* [Problem]: Present every line in which the string "with" appears.

* [Materials provided]:
━━━━━━━━

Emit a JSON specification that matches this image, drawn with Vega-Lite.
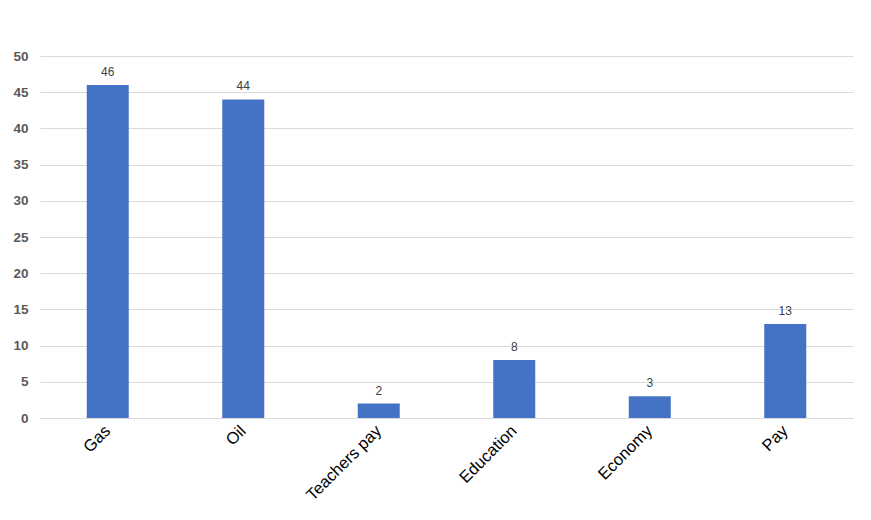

━━━━━━━━

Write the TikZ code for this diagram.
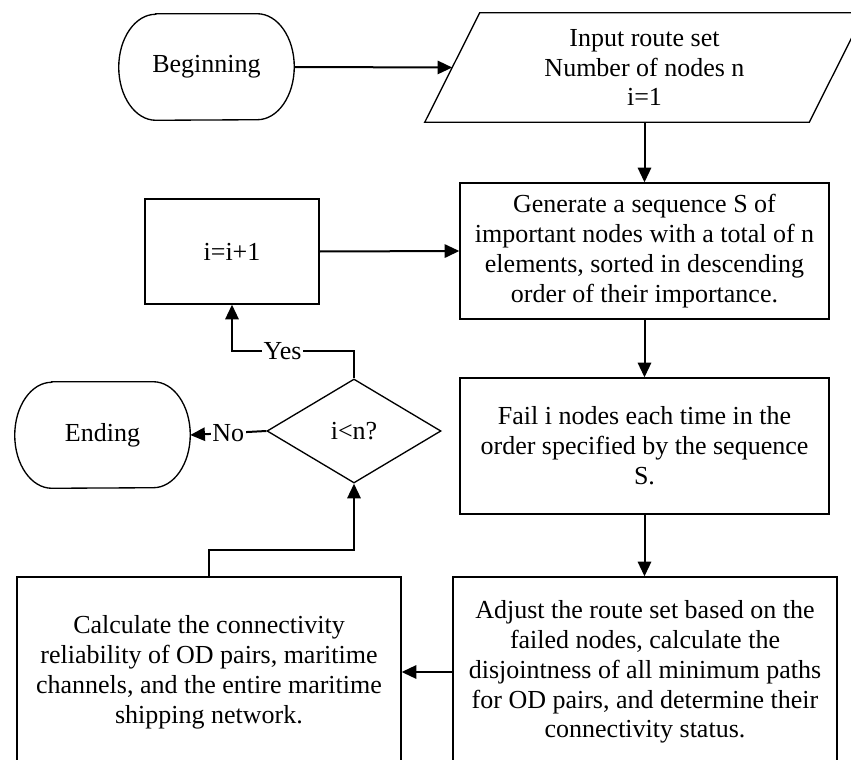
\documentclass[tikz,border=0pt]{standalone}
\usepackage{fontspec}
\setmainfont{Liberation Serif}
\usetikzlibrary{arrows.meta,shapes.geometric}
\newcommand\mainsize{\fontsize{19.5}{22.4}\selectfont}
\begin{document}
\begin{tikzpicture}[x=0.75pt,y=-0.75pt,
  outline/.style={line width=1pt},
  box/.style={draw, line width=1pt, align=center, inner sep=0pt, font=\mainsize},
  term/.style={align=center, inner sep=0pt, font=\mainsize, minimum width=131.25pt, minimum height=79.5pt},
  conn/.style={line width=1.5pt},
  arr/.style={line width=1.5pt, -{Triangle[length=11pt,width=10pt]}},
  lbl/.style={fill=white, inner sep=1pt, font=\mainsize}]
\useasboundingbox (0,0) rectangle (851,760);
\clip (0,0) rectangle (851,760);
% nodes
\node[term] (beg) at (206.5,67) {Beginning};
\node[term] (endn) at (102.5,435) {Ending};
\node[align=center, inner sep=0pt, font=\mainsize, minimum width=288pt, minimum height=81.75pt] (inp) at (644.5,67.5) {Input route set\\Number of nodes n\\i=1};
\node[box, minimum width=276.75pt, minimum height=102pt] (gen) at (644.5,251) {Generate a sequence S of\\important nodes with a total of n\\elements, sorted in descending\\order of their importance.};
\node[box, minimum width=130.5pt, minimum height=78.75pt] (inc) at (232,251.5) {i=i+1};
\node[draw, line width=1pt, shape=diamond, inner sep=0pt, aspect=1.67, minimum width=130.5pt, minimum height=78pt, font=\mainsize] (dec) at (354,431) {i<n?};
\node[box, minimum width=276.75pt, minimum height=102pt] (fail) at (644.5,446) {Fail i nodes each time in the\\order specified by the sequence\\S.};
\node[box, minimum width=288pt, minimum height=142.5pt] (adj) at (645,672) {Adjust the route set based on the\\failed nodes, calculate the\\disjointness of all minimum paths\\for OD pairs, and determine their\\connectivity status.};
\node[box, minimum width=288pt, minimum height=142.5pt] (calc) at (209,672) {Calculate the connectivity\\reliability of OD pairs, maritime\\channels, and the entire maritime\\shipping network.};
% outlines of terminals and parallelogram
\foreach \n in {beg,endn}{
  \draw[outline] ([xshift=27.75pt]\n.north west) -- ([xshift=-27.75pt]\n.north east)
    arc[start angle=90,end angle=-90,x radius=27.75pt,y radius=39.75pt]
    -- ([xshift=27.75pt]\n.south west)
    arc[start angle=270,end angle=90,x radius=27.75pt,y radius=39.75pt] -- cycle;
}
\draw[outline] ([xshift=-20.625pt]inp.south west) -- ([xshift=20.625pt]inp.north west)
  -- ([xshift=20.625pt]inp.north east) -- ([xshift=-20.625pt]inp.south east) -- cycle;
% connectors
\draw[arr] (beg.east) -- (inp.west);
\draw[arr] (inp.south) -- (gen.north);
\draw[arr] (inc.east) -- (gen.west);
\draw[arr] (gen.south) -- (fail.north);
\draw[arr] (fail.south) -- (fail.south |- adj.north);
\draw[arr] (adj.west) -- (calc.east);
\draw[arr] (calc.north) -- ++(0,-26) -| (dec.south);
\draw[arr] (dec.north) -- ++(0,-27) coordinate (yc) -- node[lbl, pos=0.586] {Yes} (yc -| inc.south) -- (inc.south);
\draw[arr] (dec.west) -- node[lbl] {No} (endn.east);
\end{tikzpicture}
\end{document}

━━━━━━━━

* [Result for this task]:
Emit a JSON specification that matches this image, drawn with Vega-Lite.
\node[box, minimum width=276.75pt, minimum height=102pt] (gen) at (644.5,251) {Generate a sequence S of\\important nodes with a total of n\\elements, sorted in descending\\order of their importance.};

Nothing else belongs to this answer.